I suggest that if mental illness is such a boon to our society, perhaps we should stop trying to cure it—as that is antithesis to society’s best interests. As Koenig says (by way of “JAQ”), “Could they be pointing the way for people of faith and others to follow, so that the care, love and service provided to the mentally ill by them would demonstrate to the world the best of what it is to be human? Would that be possible without the help of those with mental illness, without their pain?” He literally says that “the best of what it is to be human” may not even be possible without other people suffering with mental illness. Why would we want to lose that? Followed to the logical conclusion, we’d stop trying to cure the mentally ill immediately. In trying to cure these people, we are operating against humanity’s best interests, if we adopt Koenig’s explanation.
Koenig and I agree about one thing—however, we likely have different reasons. When Koening “asks,” “Does this mean that religious congregations need persons with mental illness in their midst in order to be fully functional, caring communities? It’s worth thinking about,” I fully agree this is worth thinking about. I think about it quite a lot, in fact. It’s not uncommon for the church to actually work against family and social interest in order to propagate harm that they then use as evidence of a fallen world—or as Koenig unwittingly notes, justification for their existence. Simply put: They need suffering, and this bias often conflicts with truly robust efforts to end it.

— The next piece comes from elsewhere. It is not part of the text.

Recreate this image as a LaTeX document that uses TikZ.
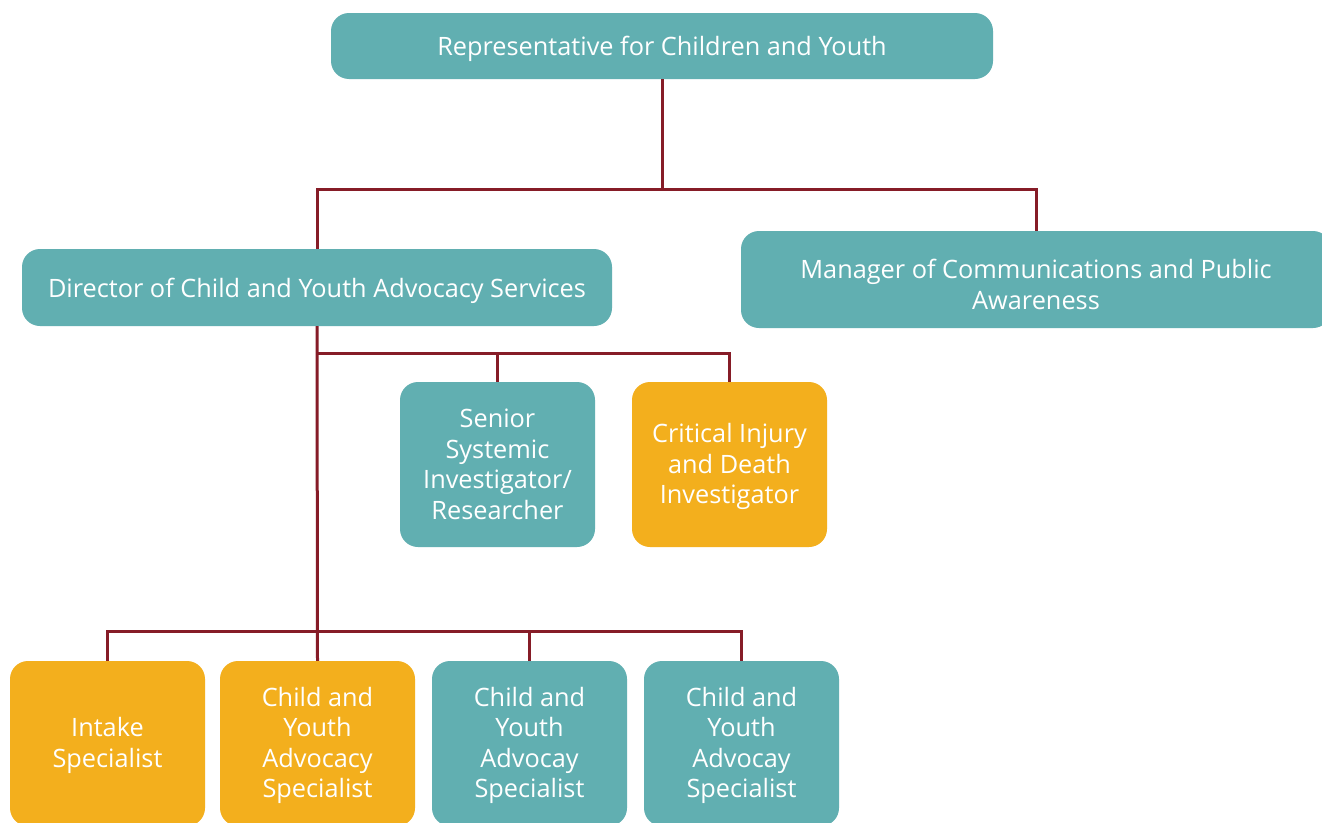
\documentclass[tikz,border=0pt]{standalone}
\usepackage{fontspec}
\setmainfont{Open Sans}
\definecolor{teal}{HTML}{61AFB1}
\definecolor{gold}{HTML}{F3AF1D}
\definecolor{wine}{HTML}{861C27}
\begin{document}
\begin{tikzpicture}[x=1pt,y=-1pt,
  box/.style={rounded corners=18pt, text=white, align=center, inner sep=0pt,
    font=\fontsize{25.3}{30.5}\selectfont},
  tbox/.style={box, fill=teal},
  obox/.style={box, fill=gold},
  conn/.style={draw=wine, line width=3pt}]
\clip (0,0) rectangle (1322,822);
\fill[white] (0,0) rectangle (1322,822);
\node[tbox, minimum width=662pt, minimum height=66pt] (top) at (662,46) {};
\node[text=white, font=\fontsize{25.3}{30.5}\selectfont] at (662,48.5) {Representative for Children and Youth};
\node[tbox, minimum width=590pt, minimum height=77pt] (dir) at (317,287.5) {};
\node[text=white, font=\fontsize{25.3}{30.5}\selectfont] at (317,290.5) {Director of Child and Youth Advocacy Services};
\node[tbox, minimum width=590pt, minimum height=97pt] (mgr) at (1036,279.5) {};
\node[text=white, align=center, font=\fontsize{25.3}{30.5}\selectfont] at (1036,284.5) {Manager of Communications and Public\\Awareness};
\node[tbox, minimum width=195pt, minimum height=165pt] (sen) at (497.5,464.5) {Senior\\Systemic\\Investigator/\\Researcher};
\node[obox, minimum width=195pt, minimum height=165pt] (crit) at (729.5,464.5) {};
\node[text=white, align=center, font=\fontsize{25.3}{30.5}\selectfont] at (729.5,466.5) {Critical Injury\\and Death\\Investigator};
\node[obox, minimum width=195pt, minimum height=165pt] (intk) at (107.5,743.5) {};
\node[text=white, align=center, font=\fontsize{25.3}{30.5}\selectfont] at (107.5,745.5) {Intake\\Specialist};
\node[obox, minimum width=195pt, minimum height=165pt] (c1) at (317.5,743.5) {};
\node[text=white, align=center, font=\fontsize{25.3}{30.5}\selectfont] at (317.5,745.5) {Child and\\Youth\\Advocacy\\Specialist};
\node[tbox, minimum width=195pt, minimum height=165pt] (c2) at (529.5,743.5) {};
\node[text=white, align=center, font=\fontsize{25.3}{30.5}\selectfont] at (529.5,745.5) {Child and\\Youth\\Advocay\\Specialist};
\node[tbox, minimum width=195pt, minimum height=165pt] (c3) at (741.5,743.5) {};
\node[text=white, align=center, font=\fontsize{25.3}{30.5}\selectfont] at (741.5,745.5) {Child and\\Youth\\Advocay\\Specialist};
\coordinate (h1) at (0,189);
\coordinate (h2) at (0,353);
\coordinate (h3) at (0,631);
\draw[conn] (top.south) -- (top.south |- h1);
\draw[conn] (dir.north) -- (dir.north |- h1) -| (mgr.north);
\draw[conn] (dir.south) -- (c1.north);
\draw[conn] (dir.south |- h2) -| (crit.north);
\draw[conn] (sen.north |- h2) -- (sen.north);
\draw[conn] (intk.north) -- (intk.north |- h3) -| (c3.north);
\draw[conn] (c2.north |- h3) -- (c2.north);
\end{tikzpicture}
\end{document}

The most obvious example of their inability to see their counterproductive efforts is when they denounce abortion, while simultaneously opposing accurate and thorough sex education, access to birth control, and even arguing against condom use. Not only is the only solution they will accept abstinence, but they fight viciously against any attempts to implement solutions that would allow anyone to operate successfully outside of their religious teachings—teachings which, coincidentally, create suffering by compounding the problem of unplanned pregnancies—a problem they then use as the springboard to justify a need for people to do things god’s way, because if we practiced abstinence, we wouldn’t have this problem they have greatly inflamed. And it doesn’t matter to them that “abstinence” has proven a dismal failure throughout all of human history. All that does matter is that they need people who do not comply with their religion to suffer for it—because they need this suffering, as Koenig notes, “to be fully functional, caring communities.” In fact, it allows them to appear to be caring—while propagating immense social harm. I would add, in fairness, religious people are generally just like everyone else in that they most often desire to do the right thing. But their innate humanity and their biased need to protect, promote, and create justifications for their religion are far too often at cross purposes. Another well documented and overt catalog of this type of pervasive harm coming out of a misguided religious impulse to “help,” can be found in Hitchens’ analysis of the work of Mother Teresa.
I don’t expect the lay Christian to see the contradiction, any more than I expect Koening to understand how he sounds to someone who doesn’t listen with the same religious bias.